Records shown:
--------------------------------------------------

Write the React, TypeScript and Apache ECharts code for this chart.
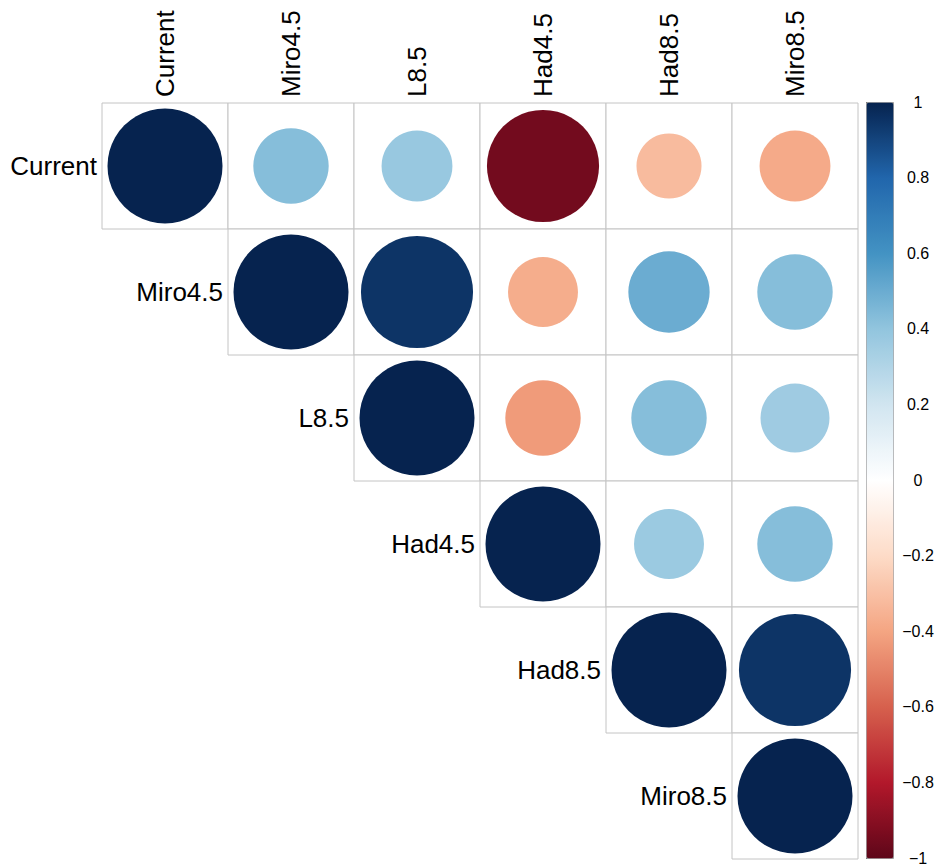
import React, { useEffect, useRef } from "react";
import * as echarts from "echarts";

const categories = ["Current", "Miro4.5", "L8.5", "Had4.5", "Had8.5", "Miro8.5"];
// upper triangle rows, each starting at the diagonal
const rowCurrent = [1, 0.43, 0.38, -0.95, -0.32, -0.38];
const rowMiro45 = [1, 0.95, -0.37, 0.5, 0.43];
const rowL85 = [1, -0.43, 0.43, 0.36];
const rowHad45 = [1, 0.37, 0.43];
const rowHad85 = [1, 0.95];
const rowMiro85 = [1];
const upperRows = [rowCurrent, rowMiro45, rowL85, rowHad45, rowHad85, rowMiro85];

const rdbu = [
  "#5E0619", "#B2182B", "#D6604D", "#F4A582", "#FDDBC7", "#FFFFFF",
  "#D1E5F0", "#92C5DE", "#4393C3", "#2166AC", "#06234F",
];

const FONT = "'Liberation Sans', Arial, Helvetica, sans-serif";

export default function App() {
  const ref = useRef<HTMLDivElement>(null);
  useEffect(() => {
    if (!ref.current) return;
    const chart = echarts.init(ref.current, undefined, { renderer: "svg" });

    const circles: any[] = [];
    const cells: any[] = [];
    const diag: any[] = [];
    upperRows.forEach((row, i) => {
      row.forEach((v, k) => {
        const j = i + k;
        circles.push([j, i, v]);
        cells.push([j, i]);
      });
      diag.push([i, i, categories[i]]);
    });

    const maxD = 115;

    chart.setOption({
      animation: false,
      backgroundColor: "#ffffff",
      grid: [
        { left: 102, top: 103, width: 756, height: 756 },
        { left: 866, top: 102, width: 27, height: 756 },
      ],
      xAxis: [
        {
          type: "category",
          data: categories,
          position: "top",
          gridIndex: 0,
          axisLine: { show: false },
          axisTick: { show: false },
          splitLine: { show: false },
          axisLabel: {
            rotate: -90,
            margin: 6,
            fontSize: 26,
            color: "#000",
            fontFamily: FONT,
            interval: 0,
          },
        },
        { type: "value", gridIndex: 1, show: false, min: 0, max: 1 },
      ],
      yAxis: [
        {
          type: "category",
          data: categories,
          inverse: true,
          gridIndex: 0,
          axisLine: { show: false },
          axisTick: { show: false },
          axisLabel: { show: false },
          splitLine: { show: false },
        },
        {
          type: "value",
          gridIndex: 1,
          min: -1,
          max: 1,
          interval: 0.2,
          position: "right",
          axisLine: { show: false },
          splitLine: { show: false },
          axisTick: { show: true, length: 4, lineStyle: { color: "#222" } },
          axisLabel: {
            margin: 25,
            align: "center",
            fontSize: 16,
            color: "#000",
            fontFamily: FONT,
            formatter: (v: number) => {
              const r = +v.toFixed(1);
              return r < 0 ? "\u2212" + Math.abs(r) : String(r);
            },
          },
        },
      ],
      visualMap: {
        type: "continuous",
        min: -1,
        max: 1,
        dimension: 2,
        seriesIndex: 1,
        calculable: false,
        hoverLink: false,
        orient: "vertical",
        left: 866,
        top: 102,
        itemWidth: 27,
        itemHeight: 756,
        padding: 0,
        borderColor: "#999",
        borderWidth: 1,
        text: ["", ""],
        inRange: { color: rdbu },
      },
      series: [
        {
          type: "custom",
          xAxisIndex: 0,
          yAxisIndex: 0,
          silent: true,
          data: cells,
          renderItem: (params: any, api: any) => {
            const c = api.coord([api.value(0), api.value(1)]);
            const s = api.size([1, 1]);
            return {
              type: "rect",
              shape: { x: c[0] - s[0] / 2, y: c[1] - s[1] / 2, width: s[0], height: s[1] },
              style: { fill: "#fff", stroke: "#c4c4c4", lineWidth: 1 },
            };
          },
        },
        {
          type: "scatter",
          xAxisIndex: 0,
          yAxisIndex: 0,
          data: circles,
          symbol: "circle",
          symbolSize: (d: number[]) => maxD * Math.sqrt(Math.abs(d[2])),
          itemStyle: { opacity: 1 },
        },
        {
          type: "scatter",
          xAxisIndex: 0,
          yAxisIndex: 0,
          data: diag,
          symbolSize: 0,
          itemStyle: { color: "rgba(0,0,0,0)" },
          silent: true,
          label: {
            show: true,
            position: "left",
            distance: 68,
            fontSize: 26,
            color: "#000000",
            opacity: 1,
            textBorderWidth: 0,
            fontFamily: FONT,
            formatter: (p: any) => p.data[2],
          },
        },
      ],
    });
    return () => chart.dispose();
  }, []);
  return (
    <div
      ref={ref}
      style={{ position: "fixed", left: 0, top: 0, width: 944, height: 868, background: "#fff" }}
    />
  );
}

--------------------------------------------------

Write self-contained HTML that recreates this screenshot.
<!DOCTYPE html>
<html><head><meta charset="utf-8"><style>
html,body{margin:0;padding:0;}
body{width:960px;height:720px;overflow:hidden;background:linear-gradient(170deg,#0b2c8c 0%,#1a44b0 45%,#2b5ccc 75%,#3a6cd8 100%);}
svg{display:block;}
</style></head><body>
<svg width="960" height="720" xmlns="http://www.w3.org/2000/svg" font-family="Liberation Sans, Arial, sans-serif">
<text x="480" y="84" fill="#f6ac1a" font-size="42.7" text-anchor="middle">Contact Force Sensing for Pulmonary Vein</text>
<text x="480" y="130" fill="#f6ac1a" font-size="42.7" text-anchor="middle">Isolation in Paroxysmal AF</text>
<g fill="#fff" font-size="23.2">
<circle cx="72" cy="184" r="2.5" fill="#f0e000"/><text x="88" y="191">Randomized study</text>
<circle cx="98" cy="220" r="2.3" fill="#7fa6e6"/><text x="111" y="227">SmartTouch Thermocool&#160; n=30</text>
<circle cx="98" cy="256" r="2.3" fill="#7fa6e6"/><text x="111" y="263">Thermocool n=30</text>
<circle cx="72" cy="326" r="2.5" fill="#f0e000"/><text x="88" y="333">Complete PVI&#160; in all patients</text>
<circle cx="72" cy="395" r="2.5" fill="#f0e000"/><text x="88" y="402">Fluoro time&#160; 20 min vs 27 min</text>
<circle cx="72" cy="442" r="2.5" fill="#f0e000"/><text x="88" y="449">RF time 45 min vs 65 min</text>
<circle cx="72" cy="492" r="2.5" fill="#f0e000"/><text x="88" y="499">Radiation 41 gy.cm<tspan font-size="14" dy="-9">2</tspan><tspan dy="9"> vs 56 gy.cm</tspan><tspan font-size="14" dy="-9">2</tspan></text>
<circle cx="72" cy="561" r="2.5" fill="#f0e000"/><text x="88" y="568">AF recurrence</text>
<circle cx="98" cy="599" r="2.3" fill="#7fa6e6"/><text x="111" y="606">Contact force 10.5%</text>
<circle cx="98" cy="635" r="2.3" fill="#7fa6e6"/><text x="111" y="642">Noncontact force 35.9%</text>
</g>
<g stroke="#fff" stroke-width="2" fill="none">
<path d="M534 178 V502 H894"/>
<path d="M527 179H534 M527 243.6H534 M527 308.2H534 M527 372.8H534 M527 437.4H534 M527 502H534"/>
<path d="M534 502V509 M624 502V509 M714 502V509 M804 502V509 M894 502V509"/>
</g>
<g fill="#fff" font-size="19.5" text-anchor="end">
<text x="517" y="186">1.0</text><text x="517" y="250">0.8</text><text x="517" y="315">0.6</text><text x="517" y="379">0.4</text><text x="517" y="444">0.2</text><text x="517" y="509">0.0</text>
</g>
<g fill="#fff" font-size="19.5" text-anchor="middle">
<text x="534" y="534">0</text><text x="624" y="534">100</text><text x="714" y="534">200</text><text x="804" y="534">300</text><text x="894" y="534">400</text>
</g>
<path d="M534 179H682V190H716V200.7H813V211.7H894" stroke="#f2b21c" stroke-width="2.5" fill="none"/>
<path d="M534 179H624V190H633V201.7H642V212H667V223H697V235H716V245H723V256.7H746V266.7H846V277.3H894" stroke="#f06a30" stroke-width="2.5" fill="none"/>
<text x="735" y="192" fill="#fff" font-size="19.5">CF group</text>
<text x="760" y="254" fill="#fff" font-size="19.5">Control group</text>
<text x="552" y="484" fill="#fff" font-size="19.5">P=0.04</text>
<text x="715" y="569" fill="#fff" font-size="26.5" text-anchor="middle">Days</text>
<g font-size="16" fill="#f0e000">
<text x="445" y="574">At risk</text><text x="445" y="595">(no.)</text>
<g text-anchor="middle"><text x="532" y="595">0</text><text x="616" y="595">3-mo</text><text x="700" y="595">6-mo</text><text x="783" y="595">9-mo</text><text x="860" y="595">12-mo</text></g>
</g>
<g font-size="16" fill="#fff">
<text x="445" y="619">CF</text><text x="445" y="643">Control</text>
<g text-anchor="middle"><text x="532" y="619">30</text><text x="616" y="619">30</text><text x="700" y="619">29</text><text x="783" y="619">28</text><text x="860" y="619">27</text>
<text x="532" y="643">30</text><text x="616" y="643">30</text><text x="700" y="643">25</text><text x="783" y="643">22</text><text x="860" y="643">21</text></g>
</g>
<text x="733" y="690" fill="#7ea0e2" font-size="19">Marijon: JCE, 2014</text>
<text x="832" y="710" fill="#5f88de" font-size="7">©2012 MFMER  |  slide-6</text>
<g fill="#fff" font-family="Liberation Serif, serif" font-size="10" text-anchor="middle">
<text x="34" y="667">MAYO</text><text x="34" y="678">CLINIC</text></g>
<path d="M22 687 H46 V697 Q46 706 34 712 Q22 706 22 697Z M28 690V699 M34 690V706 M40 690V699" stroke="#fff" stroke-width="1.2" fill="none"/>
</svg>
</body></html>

--------------------------------------------------

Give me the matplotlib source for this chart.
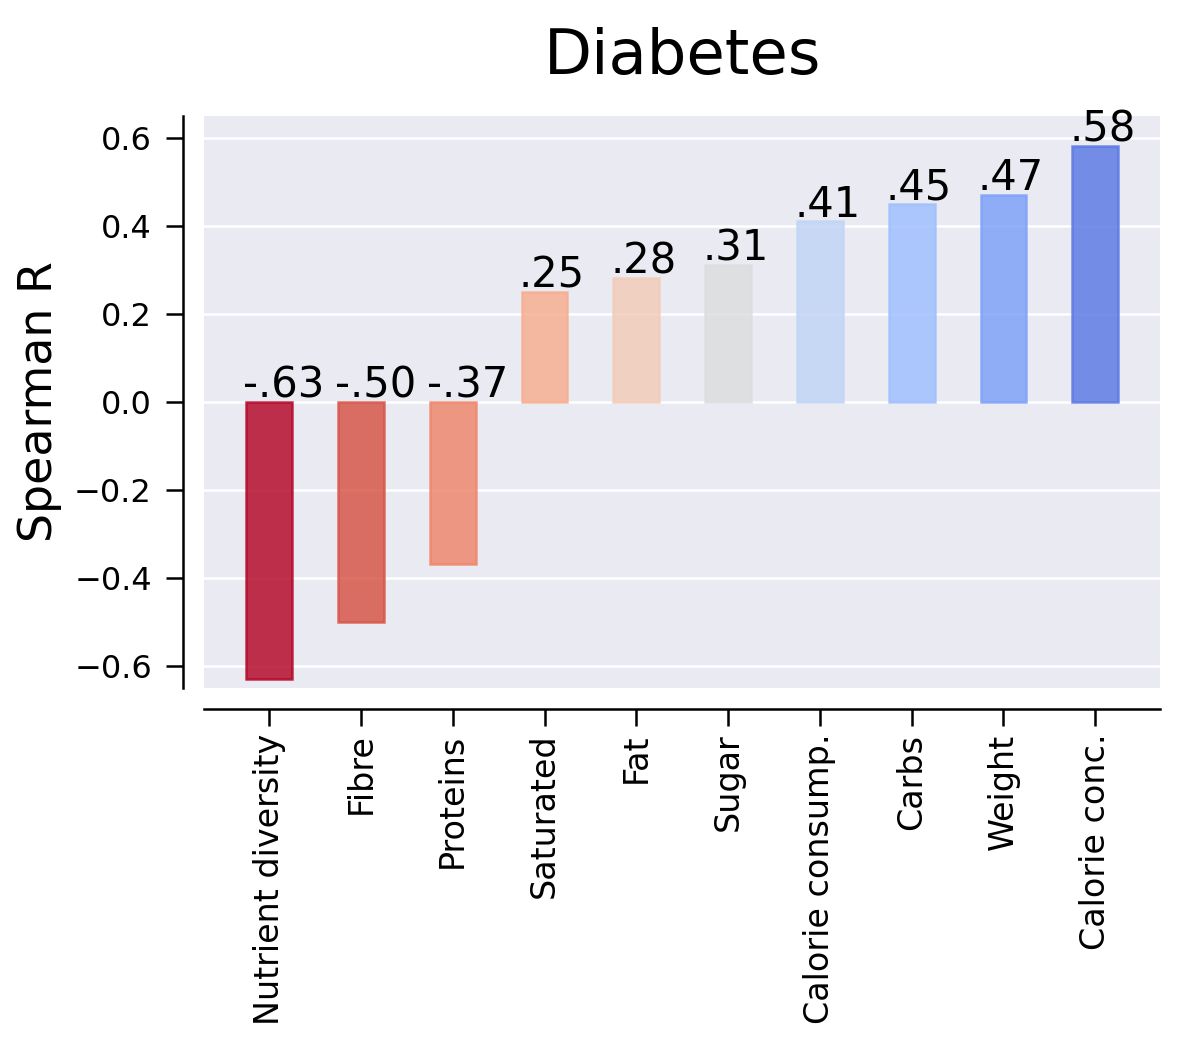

--------------------------------------------------

Written problem: In the listing above, find the line with "Write the React, TypeScript" and the line with "import * as". Copy exactly those lines and all between them, minus the images.

Task output:
Write the React, TypeScript and Apache ECharts code for this chart.
import React, { useEffect, useRef } from "react";
import * as echarts from "echarts";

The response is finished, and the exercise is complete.